# Forum > World of Warcraft > World of Warcraft Bots and Programs > WoW Bots Questions & Requests >  Best "bot" to "safely" use CRs?

## Arraycach

Hi guys, I began to bot using HB in WoW at MoP and was succesful at that time, but then I decided I didn't want to cheat so much and put my account in danger so I decided to use only CRs.

The case is that it doesn't matter how safe you try to bot now since it's getting detected and you get banned if you only use CRs or if you bot 24/7, but atm I don't enjoy the game without CRs, for me pressing the same buttons for months until a new expansion is released and so I have to learn how to press new buttons is boring, for some people is sad and stupid, but CRs are the way I enjoy the game.

The case is HB is a great risk right now, I have been checking out Soapbox, but I don't know if it will suit my needs, (I have been using Tuanha this whole time).

Could you guys recommend me if there is some kind of bot to use decent CRs that has no chance of instant ban? Both for PVE and PVP, although I don't need to be the best gladiator in the whole server I want to do a couple of BGs and arenas without getting rekt.

TL;DR: Any "safe" bot to use CRs?

Thanks for your attention.

----------


## Smitten

Though I can't personally vouch for any particular bot since I have not botted in a long, long time, Soapbox is a popular choice around here for PvE (though it does cost) and seems to perform pretty well, and people use Firehack for Lua unlock for PvP scripts. Can't point you to any particular script because I don't use them.

As always: it doesn't matter which bot you end up picking - it's not a matter of _"if"_ you get banned, but _"when"_ you get banned. If you value your account, it's always best not to bot on it.

Good luck!

----------


## xxspokiixx

As @Smitten says, there is not "safe" bot for nothing. Actually almost all the banned persons, are because of CRs. Why?, because they do arenas and insta-kick everything, fake cast, etc.. at to fast and at higher speed than normal. So, these people are been reported by other users. So my recommendation, use any CR , try to not use it too much in arenas and if you use it in bgs try to use it where there are more pjs. For PVE, there is no problem at all, no one will report you for kill a npc or mob :P.
oh and btw, for pve I recommend Soapboax and for pvp hb or Firehack scripts ( I have some cr scripts).

----------


## Arraycach

> Though I can't personally vouch for any particular bot since I have not botted in a long, long time, Soapbox is a popular choice around here for PvE (though it does cost) and seems to perform pretty well, and people use Firehack for Lua unlock for PvP scripts. Can't point you to any particular script because I don't use them.
> 
> As always: it doesn't matter which bot you end up picking - it's not a matter of _"if"_ you get banned, but _"when"_ you get banned. If you value your account, it's always best not to bot on it.
> 
> Good luck!


I know it's a matter of time, but I'd rather be banned every 2-3 years than every 6 months, wich is the norm now if you use HB, I value my account but it's more comfortable for me to use CRs.

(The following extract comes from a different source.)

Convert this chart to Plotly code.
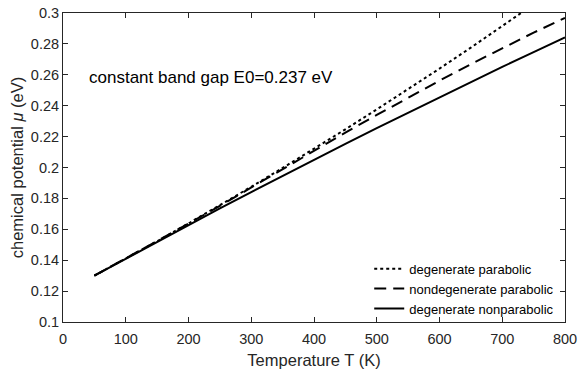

Thanks for the info though!

----------


## Arraycach

> As @Smitten says, there is not "safe" bot for nothing. Actually almost all the banned persons, are because of CRs. Why?, because they do arenas and insta-kick everything, fake cast, etc.. at to fast and at higher speed than normal. So, these people are been reported by other users. So my recommendation, use any CR , try to not use it too much in arenas and if you use it in bgs try to use it where there are more pjs. For PVE, there is no problem at all, no one will report you for kill a npc or mob :P.
> oh and btw, for pve I recommend Soapboax and for pvp hb or Firehack scripts ( I have some cr scripts).

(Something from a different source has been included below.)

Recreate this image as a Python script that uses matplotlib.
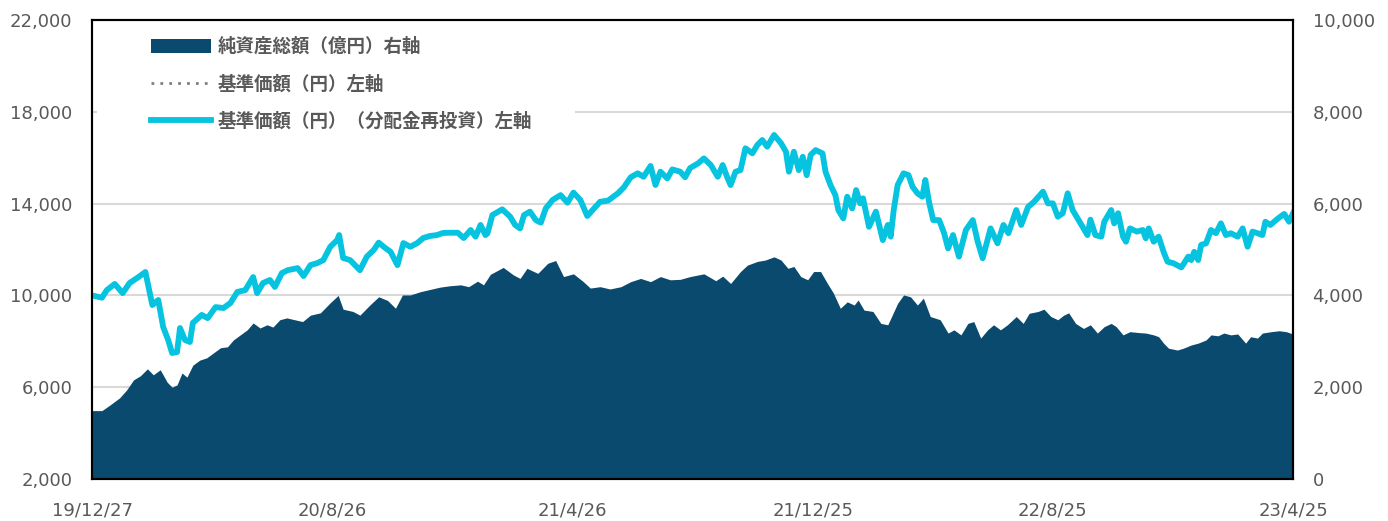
import numpy as np
import matplotlib
matplotlib.use("Agg")
import matplotlib.pyplot as plt
from matplotlib.patches import Rectangle
from matplotlib.ticker import FuncFormatter

# ---- data ----
start_date = "2019-12-27"

# 基準価額（分配金再投資）: days after start_date, value in yen
nav_days = [0, 10, 15, 23, 31, 38, 47, 54, 61, 67, 72, 77, 81, 86, 89, 94, 99, 102,
            111, 117, 125, 133, 140, 147, 155, 163, 167, 173, 180, 185, 192, 198,
            208, 214, 221, 228, 234, 241, 248, 250, 254, 261, 266, 271, 278, 285,
            290, 295, 302, 309, 315, 322, 329, 335, 342, 349, 355, 362, 370, 376,
            383, 388, 393, 398, 400, 405, 415, 423, 428, 433, 437, 443, 449, 454,
            459, 466, 474, 481, 487, 494, 501, 507, 514, 522, 532, 538, 545, 552,
            558, 565, 570, 575, 582, 587, 595, 600, 605, 613, 619, 626, 633, 638,
            643, 646, 651, 656, 661, 668, 673, 678, 683, 690, 697, 702, 705, 710,
            715, 719, 723, 727, 732, 739, 742, 747, 752, 755, 760, 764, 769, 773,
            777, 780, 786, 793, 800, 805, 808, 811, 815, 821, 826, 830, 835, 840,
            843, 847, 851, 857, 862, 866, 871, 877, 884, 891, 896, 901, 909, 916,
            922, 927, 935, 940, 947, 953, 962, 967, 972, 977, 982, 987, 992, 999,
            1007, 1010, 1015, 1021, 1024, 1031, 1034, 1038, 1043, 1046, 1050, 1057,
            1063, 1066, 1069, 1074, 1079, 1084, 1088, 1094, 1102, 1109, 1112, 1115,
            1119, 1122, 1127, 1132, 1137, 1142, 1147, 1152, 1159, 1164, 1169, 1174,
            1179, 1184, 1187, 1192, 1200, 1206, 1211, 1215]
nav_reinvest = [10000, 9900, 10230, 10500, 10100, 10540, 10800, 11020, 9580, 9800,
                8620, 8060, 7490, 7530, 8580, 8060, 7970, 8800, 9150, 9010, 9490,
                9450, 9670, 10150, 10230, 10800, 10100, 10540, 10670, 10370, 10970,
                11100, 11190, 10845, 11320, 11410, 11540, 12120, 12410, 12630, 11630,
                11540, 11320, 11100, 11690, 11980, 12300, 12120, 11900, 11320, 12280,
                12120, 12280, 12500, 12590, 12630, 12720, 12730, 12730, 12500, 12850,
                12560, 13070, 12630, 12700, 13500, 13750, 13430, 13070, 12920, 13500,
                13650, 13280, 13170, 13790, 14160, 14370, 14040, 14480, 14160, 13460,
                13750, 14080, 14130, 14450, 14710, 15150, 15320, 15170, 15640, 14810,
                15390, 15100, 15490, 15390, 15150, 15550, 15750, 15970, 15680, 15170,
                15680, 15100, 14810, 15390, 15460, 16410, 16190, 16550, 16770, 16480,
                16990, 16630, 16260, 15390, 16260, 15460, 16040, 15240, 16120, 16330,
                16190, 15390, 14810, 14370, 13720, 13360, 14300, 13790, 14590, 14010,
                14230, 12990, 13650, 12410, 13070, 12560, 13720, 14810, 15320, 15240,
                14740, 14450, 14300, 15030, 14010, 13280, 13280, 12710, 12050, 12630,
                11690, 12850, 13280, 12340, 11620, 12920, 12270, 13070, 12710, 13720,
                13070, 13860, 14080, 14520, 14010, 14010, 13430, 13580, 14450, 13720,
                13210, 12630, 13300, 12630, 12560, 13210, 13720, 13140, 13580, 12560,
                12340, 12920, 12780, 12850, 12490, 12920, 12340, 12560, 11900, 11470,
                11400, 11220, 11690, 11540, 11900, 11540, 12200, 12270, 12850, 12710,
                13140, 12630, 12710, 12560, 12920, 12120, 12780, 12710, 12630, 13210,
                13070, 13360, 13550, 13210, 13580]
# no distributions were paid, so 基準価額 equals the reinvested series
nav_plain = list(nav_reinvest)

# 純資産総額（億円）
aum_days = [0, 10, 18, 28, 35, 42, 49, 56, 62, 69, 76, 81, 86, 91, 96, 102, 109,
            116, 123, 130, 137, 143, 150, 157, 163, 170, 177, 183, 190, 197, 213,
            221, 231, 241, 249, 254, 264, 271, 281, 290, 299, 307, 314, 322, 332,
            342, 352, 362, 373, 381, 390, 396, 403, 416, 426, 433, 440, 451, 461,
            469, 477, 487, 497, 504, 514, 524, 535, 545, 555, 565, 575, 585, 595,
            605, 619, 631, 638, 646, 656, 663, 673, 681, 690, 697, 704, 710, 717,
            724, 730, 737, 744, 750, 757, 764, 771, 775, 781, 790, 798, 805, 808,
            815, 821, 828, 835, 841, 848, 858, 866, 872, 879, 886, 892, 899, 906,
            912, 919, 926, 935, 942, 948, 957, 963, 970, 977, 983, 988, 995, 1003,
            1010, 1017, 1024, 1031, 1036, 1043, 1050, 1059, 1066, 1074, 1079, 1084,
            1089, 1098, 1104, 1112, 1119, 1127, 1132, 1139, 1145, 1152, 1159, 1167,
            1172, 1179, 1184, 1193, 1201, 1208, 1215]
aum = [1490, 1490, 1610, 1770, 1940, 2160, 2250, 2400, 2270, 2380, 2110, 2000, 2050,
       2310, 2220, 2480, 2590, 2640, 2750, 2860, 2880, 3030, 3140, 3250, 3400, 3290,
       3360, 3310, 3470, 3510, 3430, 3570, 3620, 3840, 4000, 3700, 3650, 3570, 3790,
       3970, 3890, 3720, 4010, 4010, 4080, 4130, 4180, 4210, 4230, 4190, 4310, 4230,
       4460, 4610, 4450, 4370, 4590, 4480, 4700, 4760, 4410, 4470, 4300, 4160, 4190,
       4140, 4190, 4300, 4370, 4300, 4410, 4340, 4350, 4410, 4470, 4320, 4420, 4260,
       4520, 4660, 4740, 4770, 4840, 4770, 4590, 4630, 4410, 4340, 4520, 4520, 4260,
       4050, 3720, 3860, 3790, 3900, 3680, 3650, 3390, 3360, 3500, 3830, 4010, 3970,
       3790, 3940, 3540, 3470, 3180, 3250, 3140, 3390, 3430, 3070, 3250, 3360, 3250,
       3360, 3540, 3390, 3610, 3650, 3700, 3540, 3470, 3570, 3620, 3390, 3280, 3360,
       3180, 3320, 3390, 3320, 3140, 3210, 3190, 3180, 3140, 3100, 2960, 2850, 2810,
       2850, 2920, 2960, 3030, 3140, 3120, 3180, 3140, 3160, 2960, 3100, 3070, 3180,
       3210, 3230, 3210, 3160]

tick_days = [0, 243, 486, 729, 972, 1215]
tick_labels = ["19/12/27", "20/8/26", "21/4/26", "21/12/25", "22/8/25", "23/4/25"]

labels = ["純資産総額（億円）右軸", "基準価額（円）左軸", "基準価額（円）（分配金再投資）左軸"]

# ---- plot ----
t0 = np.datetime64(start_date)
nav_dates = t0 + np.array(nav_days).astype("timedelta64[D]")
aum_dates = t0 + np.array(aum_days).astype("timedelta64[D]")
tick_dates = t0 + np.array(tick_days).astype("timedelta64[D]")

navy = "#0a4a6e"
cyan = "#06c3e0"
txt = "#595959"

fig = plt.figure(figsize=(13.88, 5.21), dpi=100)
ax = fig.add_axes([0.0663, 0.0806, 0.8653, 0.881])
ax2 = ax.twinx()

# area on right axis, drawn below the lines
ax2.fill_between(aum_dates, 0, aum, color=navy, lw=0, zorder=2, label=labels[0])
ax2.set_ylim(0, 10000)
ax2.set_yticks(np.arange(0, 10001, 2000))
ax2.grid(axis="y", color="#d9d9d9", lw=1.5, zorder=0)
ax2.set_axisbelow(True)
ax2.add_patch(Rectangle((0.004, 0.749), 0.398, 0.24, transform=ax2.transAxes,
                        facecolor="white", edgecolor="none", zorder=1))

ax.set_zorder(ax2.get_zorder() + 1)
ax.patch.set_visible(False)
l1, = ax.plot(nav_dates, nav_plain, color="#7f7f7f", lw=2, ls=(0, (1, 2.2)), label=labels[1])
l2, = ax.plot(nav_dates, nav_reinvest, color=cyan, lw=4.2, solid_joinstyle="round", label=labels[2])
ax.set_ylim(2000, 22000)
ax.set_yticks(np.arange(2000, 22001, 4000))
ax.set_xlim(nav_dates[0], nav_dates[-1])
ax.set_xticks(tick_dates)
ax.set_xticklabels(tick_labels)

fmt = FuncFormatter(lambda v, p: f"{int(v):,}")
ax.yaxis.set_major_formatter(fmt)
ax2.yaxis.set_major_formatter(fmt)

for a in (ax, ax2):
    a.tick_params(length=0, labelsize=13, labelcolor=txt, pad=14)
    for s in a.spines.values():
        s.set_color("black")
        s.set_linewidth(1.5)
ax.tick_params(axis="x", pad=16)

# legend
area_handle = plt.Rectangle((0, 0), 1, 1, facecolor=navy, edgecolor="none")
leg = ax.legend([area_handle, l1, l2], labels, loc="upper left",
                bbox_to_anchor=(0.035, 0.999), frameon=False,
                prop={"family": ["Noto Sans CJK JP", "DejaVu Sans"], "weight": "bold", "size": 13.3},
                handlelength=3.25, handleheight=0.8, handletextpad=0.35, labelspacing=1.0)
for t in leg.get_texts():
    t.set_color(txt)

fig.savefig("out.png", dpi=100)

I have no intenton of using it for "cheating" in arena, I do enjoy doing arenas from time to time but most of the time I just play regular BGs. If soapbox can hold it's ground in casual PVP then Soapbox it's perfect for me.

Again thanks for the info!

----------


## sammyg69

> I know it's a matter of time, but I'd rather be banned every 2-3 years than every 6 months, wich is the norm now if you use HB, I value my account but it's more comfortable for me to use CRs.
> 
> Thanks for the info though!



bots use injections.
blizzard has caught on to this... youre saying you dont want every 6 months... when the wod sale went on and it was cheap... so december. i went through alot of accounts.
with all known name bots including Rebot and Honorbuddy and EWT and a few others.. i was using the auctions and servers to bot hard. on vpns. kept getting caught. i had to use that sale 4 times... 4 seperate transactions... at one point i was fishing in my garrison where no other players can see you. and i was still getting banned. so at this moment. no matter what anyone tells you. bots arent 100% safe.... currently... my number id throw out there is. you have about 10% chance... because theyve been catching everyone. with the odd few not getting caught... the gold on wow is useless at the moment... it isnt as good as it was, thats if youre using it for profit.. but the bots are detected.... well not detected exactly but more so blizzard is on to the method. i dont recommend botting at all. you will get caught.

----------


## xxspokiixx

Thats right, nothing is safe. Currently hb is detected very frequently. I do have scripts for fh (pvp/pve) if you are interested.

Sent from my SM-N920C using Tapatalk

----------


## alex41

dont pick élémentium spot in mining and obsidium

----------


## TwinkEu70

Bots not safe anymore. Never bot with main acc

----------


## waskas

There are "safer" cr bots that don't inject code, just read wow memory to check for rotation conditions and send keys to cast the spells.
Those are less efficient and more limited, but are enough to execute a fairly decent rotation and don't need to check for warden nor other blizzard's protections since only reading memory is pretty safe. I might be wrong, but to my knowledge no "non injecting" bot has been ever detected by blizzard.

----------


## TehVoyager

> I don't enjoy the game without CRs, for me pressing the same buttons for months until a new expansion is released and so I have to learn how to press new buttons is boring,


Elephant in the room, but is World of Warcraft REALLY the game for you man? mighten you prefer cs:go or something?

----------